Hugo Wenzel was prepared to do anything for his dictator hero
Hugo Wenzel was a psychopathic killer who rose through the Chilean military to be the trusted sidekick of Augusto Pinochet.
OBITUARY
Hugo Salas Wenzel
Soldier, mass murderer. Born Chile, October 30, 1935; died in Santiago Military
Hospital, August 11, aged 85.
When Salvadore Allende was constitutionally and popularly elected president of Chile in 1970, it was a test of those who instinctively believed the Marxist would, like communists everywhere, cling to power by whatever means, including violence against his own people. We never will know.
In 1970, the US soon set out its rules for engagement. Allende needed to be quickly overthrown. And they threw everything at him, following the principal of US national security adviser Henry Kissinger telling the shadowy 40 Committee that oversaw America’s covert operations: “I don’t see why we need to stand by and watch a country go communist due to the irresponsibility of its own people.”
As with Kissinger, some senior Chilean army officers were unhappy there had not been a military coup in Allende’s first days. But General Rene Schneider Chereau, the army’s commander-in-chief, was a constitutionalist and wanted his forces to uphold their long tradition of remaining apolitical. Chile had generally been a civil, evenly governed country whose citizens appreciated the rule of law. Across the Americas, only Canada had a murder rate as low.
Rebel army groups set out to kidnap Chereau, three times. Finally, in another botched attempt, they killed him. Chileans reacted unexpectedly and embraced their newly elected communist government with enthusiasm.
Economic disorder would soon change their minds. It didn’t take long for Allende’s chaotic changes – nationalising industries, agrarian reforms (stealing private farmland, that is), freezing prices and raising wages – to have Chile headed in the direction Venezuela would go years later under Hugo Chavez.
The government was paralysed by strikes and its economy was shot by 1973, and the army, assisted by the CIA, put restive officers in charge of changing the government by force. After a failed attempt in June 1973, a coup that September did the trick and a besieged Allende killed himself with an AK-47 he had recently been given during a visit by Cuban leader Fidel Castro.

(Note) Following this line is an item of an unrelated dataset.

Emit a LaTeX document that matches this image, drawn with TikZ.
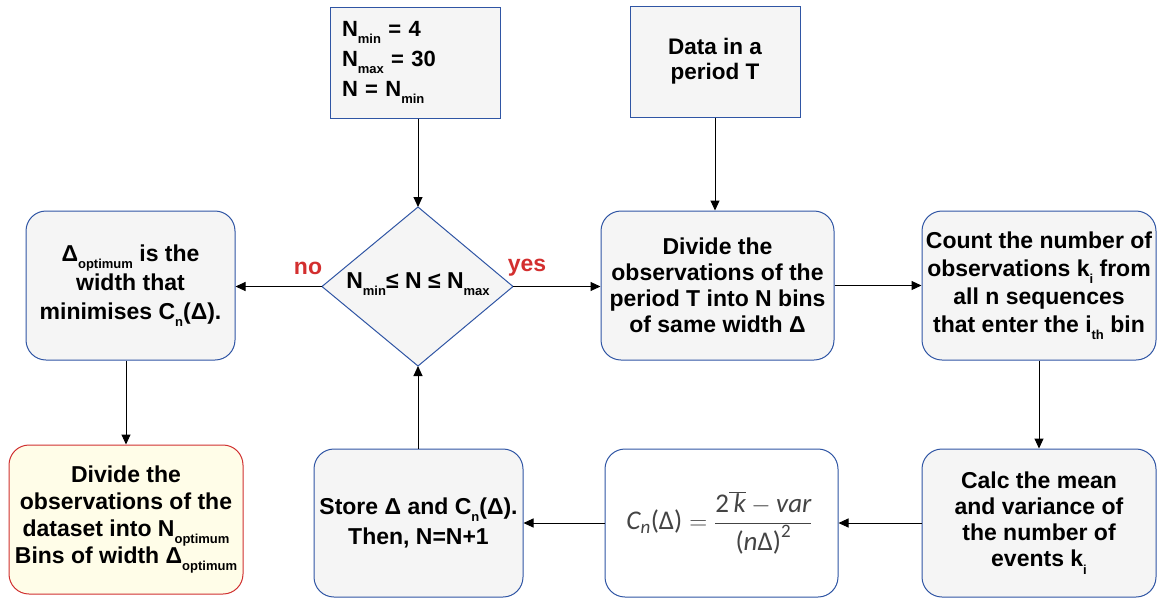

Augusto Pinochet had been appointed commander-in-chief of the army three weeks before. Now he was running Chile, and would until 1990. The world didn’t know it yet, but among his senior officers was a sizeable cabal of murderous psychopaths not unlike the Hitler’s frontline of Bormann, Goering, Himmler and Goebbels. Sadly, too many of these remain little known, and even fewer have been punished. But some names remain prominent from an era during which, in a government-supervised program, up to 300,000 Chileans were raped, beaten, tortured, received electric shocks, put through mock hangings or were forced to watch while others were executed. At least 1300 people were murdered while others “disappeared”. The junta’s “enemies” were hunted down overseas and assassinated. (Pinochet was arrested in London in 1998 after being indicted for human rights violations. He was held there 18 months and then returned to Chile but died before being convicted.)
However, we are very familiar with two architects of this savage and ferocious agenda: Manuel Contreras and Hugo Sala Wenzel, both of whom were charged and convicted of eliminating, through various means, Pinochet’s enemies. There were many enemies, of course, and countless murders.
Secret police boss Contreras was in jail when he died six years back serving a sentence of 529 years for kidnappings, assassinations and disappearances.
Intelligence chief Wenzel, among many crimes, arranged Operation Albania. There had been an attempt on Pinochet’s life late in 1986 and the junta hit out widely and with vengeance. The group suspected of the attempted assassination was targeted in June 1987. A dozen urban guerrillas were rounded up. The official story at the time was that they were killed in crossfire as security forces tried to arrest them at several addresses in Santiago. It was later revealed that they had been taken back to Wenzel’s headquarters where they were tortured, then taken to a suburban house and shot dead, the youngest being Esther Cabrer, 22. It was reported that after work that day Wenzel “entertained the personnel with a barbecue in the army non-commissioned officer’s casino – at the celebration, according to the case file, Salas Wenzel distributed bottles of whiskey”.
Human rights lawyer Nelson Caucoto described these convictions as “the great milestone of the democratic transition in human rights … the prosecution, detention and punishment of the two heads of the highest repressive bodies of the dictatorship: Salas Wenzel … and Manuel Contreras”.
Wenzel, one of too few of Pinochet’s ruthless lackeys to face justice, was given a life sentence. He has served it.